As a provider of standard servos, I’ve witnessed firsthand the growing interest in programming these remarkable devices. Standard servos are versatile components widely used in robotics, automation, and various hobbyist projects. In this blog post, I’ll share some insights on how to program a standard servo, covering the basics, essential concepts, and practical steps to get you started. Standard Servo

Understanding Standard Servos

Before diving into programming, it’s crucial to understand what a standard servo is and how it works. A standard servo is a small, self-contained device that combines a motor, a gearbox, a control circuit, and a feedback mechanism. It typically operates on a range of 0 to 180 degrees, although some servos can cover a wider range.

The control signal for a standard servo is a pulse-width modulation (PWM) signal. The width of the pulse determines the position of the servo’s output shaft. A pulse width of around 1.5 milliseconds (ms) usually corresponds to the center position (90 degrees), while a pulse width of 1.0 ms corresponds to the minimum position (0 degrees) and 2.0 ms to the maximum position (180 degrees).

Prerequisites

To program a standard servo, you’ll need the following:

  1. A microcontroller: Popular choices include Arduino, Raspberry Pi, and ESP32. These platforms offer easy-to-use programming environments and support for PWM output.
  2. A standard servo: Make sure to choose a servo that is compatible with your microcontroller and meets the requirements of your project.
  3. Wiring: You’ll need to connect the servo to your microcontroller using jumper wires. The servo typically has three wires: power (usually red), ground (usually black or brown), and signal (usually orange or yellow).
  4. Programming software: Depending on your microcontroller, you’ll need to install the appropriate programming software. For Arduino, you can use the Arduino IDE, while Raspberry Pi and ESP32 support Python and other programming languages.

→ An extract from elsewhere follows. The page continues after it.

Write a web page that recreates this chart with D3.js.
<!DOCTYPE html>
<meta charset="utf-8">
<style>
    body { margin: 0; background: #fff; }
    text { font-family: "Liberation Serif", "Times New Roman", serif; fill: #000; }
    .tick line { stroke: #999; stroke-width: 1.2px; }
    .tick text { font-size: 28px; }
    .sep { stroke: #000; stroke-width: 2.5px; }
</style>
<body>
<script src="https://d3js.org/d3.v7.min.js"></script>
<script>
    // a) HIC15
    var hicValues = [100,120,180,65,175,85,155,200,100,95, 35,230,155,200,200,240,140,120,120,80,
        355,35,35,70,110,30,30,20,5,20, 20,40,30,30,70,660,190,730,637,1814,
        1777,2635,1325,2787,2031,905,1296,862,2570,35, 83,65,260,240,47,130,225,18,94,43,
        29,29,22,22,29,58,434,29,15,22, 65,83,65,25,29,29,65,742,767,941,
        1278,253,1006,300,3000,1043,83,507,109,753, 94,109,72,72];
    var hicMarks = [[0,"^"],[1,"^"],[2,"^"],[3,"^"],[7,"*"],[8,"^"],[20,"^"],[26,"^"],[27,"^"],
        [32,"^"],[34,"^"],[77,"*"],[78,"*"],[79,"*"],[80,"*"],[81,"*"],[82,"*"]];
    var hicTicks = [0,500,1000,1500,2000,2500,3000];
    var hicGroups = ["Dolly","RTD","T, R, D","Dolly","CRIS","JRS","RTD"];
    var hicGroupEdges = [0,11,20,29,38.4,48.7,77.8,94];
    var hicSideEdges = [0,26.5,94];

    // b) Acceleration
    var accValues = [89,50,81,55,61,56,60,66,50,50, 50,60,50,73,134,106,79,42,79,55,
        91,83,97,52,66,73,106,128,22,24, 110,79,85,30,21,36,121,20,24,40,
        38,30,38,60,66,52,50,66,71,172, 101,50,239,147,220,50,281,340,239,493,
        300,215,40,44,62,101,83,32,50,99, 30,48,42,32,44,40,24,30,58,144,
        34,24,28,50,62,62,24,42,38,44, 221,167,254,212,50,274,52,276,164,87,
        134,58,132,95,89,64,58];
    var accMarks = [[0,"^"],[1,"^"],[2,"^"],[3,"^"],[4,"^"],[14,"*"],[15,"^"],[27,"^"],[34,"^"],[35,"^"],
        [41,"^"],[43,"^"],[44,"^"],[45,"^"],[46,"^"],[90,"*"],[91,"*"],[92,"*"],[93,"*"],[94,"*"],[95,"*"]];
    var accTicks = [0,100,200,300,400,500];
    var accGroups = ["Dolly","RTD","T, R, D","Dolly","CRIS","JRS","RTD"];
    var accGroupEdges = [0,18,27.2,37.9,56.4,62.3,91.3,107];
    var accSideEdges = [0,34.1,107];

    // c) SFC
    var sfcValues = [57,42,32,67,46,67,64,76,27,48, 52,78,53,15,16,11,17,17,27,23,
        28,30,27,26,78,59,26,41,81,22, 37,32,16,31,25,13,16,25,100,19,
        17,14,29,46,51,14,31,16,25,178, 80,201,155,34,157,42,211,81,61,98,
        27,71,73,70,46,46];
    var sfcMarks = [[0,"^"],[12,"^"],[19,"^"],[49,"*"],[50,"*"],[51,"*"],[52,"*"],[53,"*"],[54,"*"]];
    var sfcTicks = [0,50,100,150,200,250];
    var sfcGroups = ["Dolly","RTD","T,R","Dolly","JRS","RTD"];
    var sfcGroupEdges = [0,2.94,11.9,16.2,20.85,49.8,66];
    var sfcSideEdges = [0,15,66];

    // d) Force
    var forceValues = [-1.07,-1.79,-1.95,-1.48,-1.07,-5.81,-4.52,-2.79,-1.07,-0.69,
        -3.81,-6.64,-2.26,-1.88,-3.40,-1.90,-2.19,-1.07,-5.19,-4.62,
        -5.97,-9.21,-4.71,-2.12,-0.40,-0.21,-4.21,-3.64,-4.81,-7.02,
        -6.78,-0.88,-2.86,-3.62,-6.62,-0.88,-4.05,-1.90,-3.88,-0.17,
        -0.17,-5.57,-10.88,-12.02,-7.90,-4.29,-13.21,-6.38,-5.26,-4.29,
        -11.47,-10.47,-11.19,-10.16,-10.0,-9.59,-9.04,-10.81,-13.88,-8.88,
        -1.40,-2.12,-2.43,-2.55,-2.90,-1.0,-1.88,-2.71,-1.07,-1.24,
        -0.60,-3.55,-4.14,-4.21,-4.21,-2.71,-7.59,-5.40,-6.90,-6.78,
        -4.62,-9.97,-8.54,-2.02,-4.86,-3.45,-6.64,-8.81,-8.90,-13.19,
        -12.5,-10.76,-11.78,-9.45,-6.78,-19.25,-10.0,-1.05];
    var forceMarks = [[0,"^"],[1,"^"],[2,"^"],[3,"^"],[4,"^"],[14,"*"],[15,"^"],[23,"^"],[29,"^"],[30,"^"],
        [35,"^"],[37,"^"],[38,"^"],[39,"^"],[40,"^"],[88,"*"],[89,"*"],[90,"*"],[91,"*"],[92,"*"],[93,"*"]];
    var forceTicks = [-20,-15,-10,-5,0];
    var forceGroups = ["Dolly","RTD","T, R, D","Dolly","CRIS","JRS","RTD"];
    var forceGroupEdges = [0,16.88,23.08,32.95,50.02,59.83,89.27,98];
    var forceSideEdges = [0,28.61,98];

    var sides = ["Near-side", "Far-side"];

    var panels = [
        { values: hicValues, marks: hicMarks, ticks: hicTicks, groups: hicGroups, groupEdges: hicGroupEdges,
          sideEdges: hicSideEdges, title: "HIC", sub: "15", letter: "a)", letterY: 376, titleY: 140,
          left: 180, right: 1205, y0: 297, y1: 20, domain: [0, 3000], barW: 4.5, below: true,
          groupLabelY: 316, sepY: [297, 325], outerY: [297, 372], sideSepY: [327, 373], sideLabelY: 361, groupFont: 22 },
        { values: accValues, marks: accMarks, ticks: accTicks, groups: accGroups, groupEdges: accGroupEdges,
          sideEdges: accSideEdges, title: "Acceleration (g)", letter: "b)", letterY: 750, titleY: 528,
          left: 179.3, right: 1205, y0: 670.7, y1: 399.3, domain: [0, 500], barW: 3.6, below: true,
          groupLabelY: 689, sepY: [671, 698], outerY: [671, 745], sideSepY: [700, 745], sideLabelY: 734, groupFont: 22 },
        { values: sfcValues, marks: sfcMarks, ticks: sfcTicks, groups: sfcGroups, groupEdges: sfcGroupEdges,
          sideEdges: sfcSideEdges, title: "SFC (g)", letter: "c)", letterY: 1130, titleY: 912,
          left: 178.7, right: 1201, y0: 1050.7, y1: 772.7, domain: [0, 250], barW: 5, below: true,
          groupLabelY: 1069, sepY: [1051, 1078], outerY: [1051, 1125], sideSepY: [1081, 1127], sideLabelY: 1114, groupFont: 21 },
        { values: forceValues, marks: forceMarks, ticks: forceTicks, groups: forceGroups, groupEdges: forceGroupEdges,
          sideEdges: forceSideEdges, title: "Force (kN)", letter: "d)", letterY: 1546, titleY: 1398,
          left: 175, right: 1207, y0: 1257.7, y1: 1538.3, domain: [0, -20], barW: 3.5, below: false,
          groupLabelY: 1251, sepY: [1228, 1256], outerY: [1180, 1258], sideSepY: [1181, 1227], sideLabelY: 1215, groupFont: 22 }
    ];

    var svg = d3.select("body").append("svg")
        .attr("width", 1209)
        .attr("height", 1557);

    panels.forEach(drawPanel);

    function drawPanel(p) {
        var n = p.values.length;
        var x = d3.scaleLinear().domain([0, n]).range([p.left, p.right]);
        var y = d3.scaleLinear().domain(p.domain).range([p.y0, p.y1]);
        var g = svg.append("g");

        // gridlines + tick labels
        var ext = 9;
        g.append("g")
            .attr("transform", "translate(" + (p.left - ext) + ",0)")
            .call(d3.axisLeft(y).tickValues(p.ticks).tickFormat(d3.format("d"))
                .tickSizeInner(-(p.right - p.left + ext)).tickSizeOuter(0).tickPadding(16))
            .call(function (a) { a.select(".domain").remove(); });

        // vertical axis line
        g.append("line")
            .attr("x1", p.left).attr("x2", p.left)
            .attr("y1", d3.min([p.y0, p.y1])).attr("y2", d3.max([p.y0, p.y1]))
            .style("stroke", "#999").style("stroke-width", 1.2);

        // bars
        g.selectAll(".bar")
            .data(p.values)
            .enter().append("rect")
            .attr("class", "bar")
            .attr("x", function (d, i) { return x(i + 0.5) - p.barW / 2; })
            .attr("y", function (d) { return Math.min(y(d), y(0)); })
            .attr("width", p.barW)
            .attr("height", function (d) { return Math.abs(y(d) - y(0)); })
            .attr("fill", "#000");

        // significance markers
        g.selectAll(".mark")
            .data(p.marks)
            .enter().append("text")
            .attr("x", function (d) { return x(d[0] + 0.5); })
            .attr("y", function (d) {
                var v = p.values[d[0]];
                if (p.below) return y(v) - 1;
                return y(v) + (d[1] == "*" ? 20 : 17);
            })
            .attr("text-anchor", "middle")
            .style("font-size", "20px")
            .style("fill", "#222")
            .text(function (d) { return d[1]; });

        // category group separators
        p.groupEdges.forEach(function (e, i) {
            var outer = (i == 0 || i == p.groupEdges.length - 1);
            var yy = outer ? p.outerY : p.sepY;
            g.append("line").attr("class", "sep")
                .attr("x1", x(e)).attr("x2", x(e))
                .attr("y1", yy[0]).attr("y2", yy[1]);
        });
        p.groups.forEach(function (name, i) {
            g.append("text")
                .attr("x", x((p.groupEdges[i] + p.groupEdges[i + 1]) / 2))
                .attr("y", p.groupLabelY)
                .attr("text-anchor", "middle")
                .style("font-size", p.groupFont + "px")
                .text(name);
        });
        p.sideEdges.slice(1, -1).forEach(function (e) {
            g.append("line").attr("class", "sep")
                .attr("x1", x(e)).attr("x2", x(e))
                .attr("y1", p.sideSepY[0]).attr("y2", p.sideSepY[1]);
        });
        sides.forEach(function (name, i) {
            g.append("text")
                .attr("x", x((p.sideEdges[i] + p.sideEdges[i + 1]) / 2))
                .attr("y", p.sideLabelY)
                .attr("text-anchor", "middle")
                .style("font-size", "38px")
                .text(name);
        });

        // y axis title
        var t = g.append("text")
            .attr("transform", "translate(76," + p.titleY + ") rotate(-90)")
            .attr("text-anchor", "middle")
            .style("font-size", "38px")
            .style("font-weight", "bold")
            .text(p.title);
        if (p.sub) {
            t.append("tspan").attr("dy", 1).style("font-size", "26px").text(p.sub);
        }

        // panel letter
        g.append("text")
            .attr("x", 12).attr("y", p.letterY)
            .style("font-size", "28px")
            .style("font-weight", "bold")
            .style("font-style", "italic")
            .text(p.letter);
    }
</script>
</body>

Step-by-Step Guide to Programming a Standard Servo

Step 1: Set Up Your Hardware

  • Connect the power wire of the servo to the 5V pin on your microcontroller.
  • Connect the ground wire of the servo to the GND pin on your microcontroller.
  • Connect the signal wire of the servo to a PWM-capable pin on your microcontroller. For example, on an Arduino Uno, you can use pins 3, 5, 6, 9, 10, or 11.

Step 2: Write the Code

The following is a simple example of how to control a standard servo using an Arduino:

#include <Servo.h>

Servo myServo;  // Create a servo object

void setup() {
  myServo.attach(9);  // Attach the servo to pin 9
}

void loop() {
  myServo.write(0);  // Move the servo to 0 degrees
  delay(1000);       // Wait for 1 second
  myServo.write(90); // Move the servo to 90 degrees
  delay(1000);       // Wait for 1 second
  myServo.write(180); // Move the servo to 180 degrees
  delay(1000);        // Wait for 1 second
}

In this code, we first include the Servo library, which provides functions for controlling servos. We then create a servo object named myServo and attach it to pin 9. In the loop function, we use the write function to move the servo to different positions (0, 90, and 180 degrees) and use the delay function to pause for 1 second between each movement.

Step 3: Upload the Code

  • Open the Arduino IDE and create a new sketch.
  • Copy and paste the code into the sketch.
  • Select the appropriate board and port from the Tools menu.
  • Click the Upload button to upload the code to your Arduino.

Step 4: Test the Servo

Once the code is uploaded, you should see the servo move between 0, 90, and 180 degrees at 1-second intervals. If the servo doesn’t move or behaves unexpectedly, check your wiring and make sure the code is correct.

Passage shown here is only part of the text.